Paper Monitor: Remembering Lou and I...
- Published
Interviewing a prickly legend. And the race to "remember" it.
It's with more than a tinge of sadness that Paper Monitor adds its voice to the masses bidding adieu to rock star Lou Reed.
But how nice it is that there are two things upon which newspapers can agree.
The first is that Lou Reed, who died on Sunday, was hugely influential - even if, judging by the song-pun-testometer, his only hits were Walk on the Wild Side and Perfect Day (although first recorded in 1972, it became a hit in 1997 as a star-studded charity single).
"You gave us many perfect days, Lou," says the Metro. "He walked on the wild side," explains the Daily Mirror.
"Not such a perfect day," says the Guardian, in slightly worse taste.
But perhaps the Guardian is still smarting from the 2003 experience of journalist Simon Hattenstone, which it helpfully re-premotes online.
Poor Hattenstone's description of meeting his idol is the equivalent of watching car-crash TV. Or maybe like reading a script of The Office. Painfully awkward.
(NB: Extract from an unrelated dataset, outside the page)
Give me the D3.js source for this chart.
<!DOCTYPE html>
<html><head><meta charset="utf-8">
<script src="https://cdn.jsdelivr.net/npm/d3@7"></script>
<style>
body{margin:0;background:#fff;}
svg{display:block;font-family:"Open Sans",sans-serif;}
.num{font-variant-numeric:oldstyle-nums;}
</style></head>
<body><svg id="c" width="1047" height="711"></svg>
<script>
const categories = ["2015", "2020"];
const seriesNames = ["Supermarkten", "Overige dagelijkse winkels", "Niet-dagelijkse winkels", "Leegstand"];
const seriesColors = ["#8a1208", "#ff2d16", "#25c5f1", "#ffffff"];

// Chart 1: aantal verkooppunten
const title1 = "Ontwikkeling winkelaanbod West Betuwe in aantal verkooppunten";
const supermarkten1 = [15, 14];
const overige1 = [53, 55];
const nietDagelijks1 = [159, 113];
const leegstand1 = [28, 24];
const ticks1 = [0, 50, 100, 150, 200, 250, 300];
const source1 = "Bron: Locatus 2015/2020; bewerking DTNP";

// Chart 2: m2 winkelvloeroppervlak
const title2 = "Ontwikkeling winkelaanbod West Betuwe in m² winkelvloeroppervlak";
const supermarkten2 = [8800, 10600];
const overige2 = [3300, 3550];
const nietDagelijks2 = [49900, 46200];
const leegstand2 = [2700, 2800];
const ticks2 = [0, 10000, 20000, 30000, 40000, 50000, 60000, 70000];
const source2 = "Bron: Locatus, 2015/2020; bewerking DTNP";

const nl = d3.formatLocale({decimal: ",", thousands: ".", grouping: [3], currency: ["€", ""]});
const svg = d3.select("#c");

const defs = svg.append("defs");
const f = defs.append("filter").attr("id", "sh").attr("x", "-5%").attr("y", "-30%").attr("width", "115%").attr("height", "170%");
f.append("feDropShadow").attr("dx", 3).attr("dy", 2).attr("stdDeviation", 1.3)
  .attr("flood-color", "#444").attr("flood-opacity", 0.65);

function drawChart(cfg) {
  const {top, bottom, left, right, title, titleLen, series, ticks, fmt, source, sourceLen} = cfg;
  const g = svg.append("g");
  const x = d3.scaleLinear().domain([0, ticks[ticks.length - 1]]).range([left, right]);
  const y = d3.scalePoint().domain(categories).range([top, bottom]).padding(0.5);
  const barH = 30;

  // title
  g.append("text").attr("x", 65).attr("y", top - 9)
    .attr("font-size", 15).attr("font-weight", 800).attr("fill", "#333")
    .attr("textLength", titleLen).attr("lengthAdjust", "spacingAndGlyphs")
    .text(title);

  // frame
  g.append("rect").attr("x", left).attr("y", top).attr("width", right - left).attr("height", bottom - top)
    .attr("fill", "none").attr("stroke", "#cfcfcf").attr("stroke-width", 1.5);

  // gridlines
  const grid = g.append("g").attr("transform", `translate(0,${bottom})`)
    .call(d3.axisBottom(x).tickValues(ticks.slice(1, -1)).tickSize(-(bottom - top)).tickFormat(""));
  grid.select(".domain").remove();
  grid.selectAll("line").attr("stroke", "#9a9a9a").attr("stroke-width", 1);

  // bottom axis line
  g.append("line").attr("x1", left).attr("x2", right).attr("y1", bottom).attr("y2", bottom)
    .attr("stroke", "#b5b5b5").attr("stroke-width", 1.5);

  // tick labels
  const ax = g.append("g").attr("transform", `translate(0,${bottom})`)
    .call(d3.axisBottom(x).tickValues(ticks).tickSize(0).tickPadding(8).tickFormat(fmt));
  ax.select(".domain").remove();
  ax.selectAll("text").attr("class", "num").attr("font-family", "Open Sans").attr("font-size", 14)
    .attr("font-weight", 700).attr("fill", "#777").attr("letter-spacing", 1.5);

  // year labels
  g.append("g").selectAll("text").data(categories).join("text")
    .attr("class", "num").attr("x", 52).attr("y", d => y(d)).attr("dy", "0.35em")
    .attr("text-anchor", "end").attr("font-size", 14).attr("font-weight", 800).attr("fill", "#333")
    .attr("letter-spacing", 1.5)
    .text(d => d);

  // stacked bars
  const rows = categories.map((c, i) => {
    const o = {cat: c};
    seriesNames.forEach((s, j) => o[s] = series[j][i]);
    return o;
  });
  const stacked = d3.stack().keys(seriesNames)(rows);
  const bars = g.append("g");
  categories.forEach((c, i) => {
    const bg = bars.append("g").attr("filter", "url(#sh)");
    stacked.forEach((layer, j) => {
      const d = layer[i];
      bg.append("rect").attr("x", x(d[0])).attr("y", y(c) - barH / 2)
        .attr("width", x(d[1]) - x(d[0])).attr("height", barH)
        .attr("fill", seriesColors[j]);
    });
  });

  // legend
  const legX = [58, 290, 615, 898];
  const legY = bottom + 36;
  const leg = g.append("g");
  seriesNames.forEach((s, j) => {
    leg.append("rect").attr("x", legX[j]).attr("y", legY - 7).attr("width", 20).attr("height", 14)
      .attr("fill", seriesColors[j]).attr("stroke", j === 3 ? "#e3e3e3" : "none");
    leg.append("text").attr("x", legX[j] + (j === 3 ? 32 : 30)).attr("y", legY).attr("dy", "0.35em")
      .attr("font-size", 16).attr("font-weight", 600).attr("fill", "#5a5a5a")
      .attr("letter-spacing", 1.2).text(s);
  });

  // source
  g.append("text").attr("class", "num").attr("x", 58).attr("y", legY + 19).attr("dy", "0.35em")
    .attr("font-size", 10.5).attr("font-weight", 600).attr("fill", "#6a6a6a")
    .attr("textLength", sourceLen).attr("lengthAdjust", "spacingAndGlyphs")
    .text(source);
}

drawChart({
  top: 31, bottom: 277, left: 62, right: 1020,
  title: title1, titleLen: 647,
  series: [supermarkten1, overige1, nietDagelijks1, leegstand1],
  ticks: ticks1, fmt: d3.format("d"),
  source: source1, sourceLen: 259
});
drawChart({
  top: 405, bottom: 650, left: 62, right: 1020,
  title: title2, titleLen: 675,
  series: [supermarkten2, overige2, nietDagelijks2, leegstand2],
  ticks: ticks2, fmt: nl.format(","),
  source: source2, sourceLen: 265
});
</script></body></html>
"Reed makes me feel like an amoeba. I want to cry. Look, I was a huge fan of yours, I say. 'Was?' he sneers. I still am, I say, but I'm less sure by the second."
But this wasn't a one-off.
Will Hogkinson in the Times describes interviewing Lou Reed as the "music journalist's rite of passage: The Lou Reed Treatment."
"'That's a rather pubescent question, don't you think?' he said, eyes hidden behind shades, in response to an innocent inquiry about the Velvet Underground. 'Who the hell do you think you're talking to?'"
Everyone, it seems, is in the game for taking a trip down this particular memory lane. There appears to be a race on for anyone who's ever interviewed Lou Reed to "recall" or "remember" it.
The Daily Telegraph goes back to two - a 2007 interview with Mick Brown called "Iron glove, Velvet fist", and a 2011 Neil McCormick interview about Reed's collaboration with Metallica.
The Mirror's Gavin Martin writes about "The day I interviewed Velvet Underground's auteur".
Melinda Newman on the website Hitfix also doesn't pass on the opportunity for "Remembering Lou Reed: My scariest interview", while working for Billboard.
It's nice to see journalists agree that they should be the centre of the story.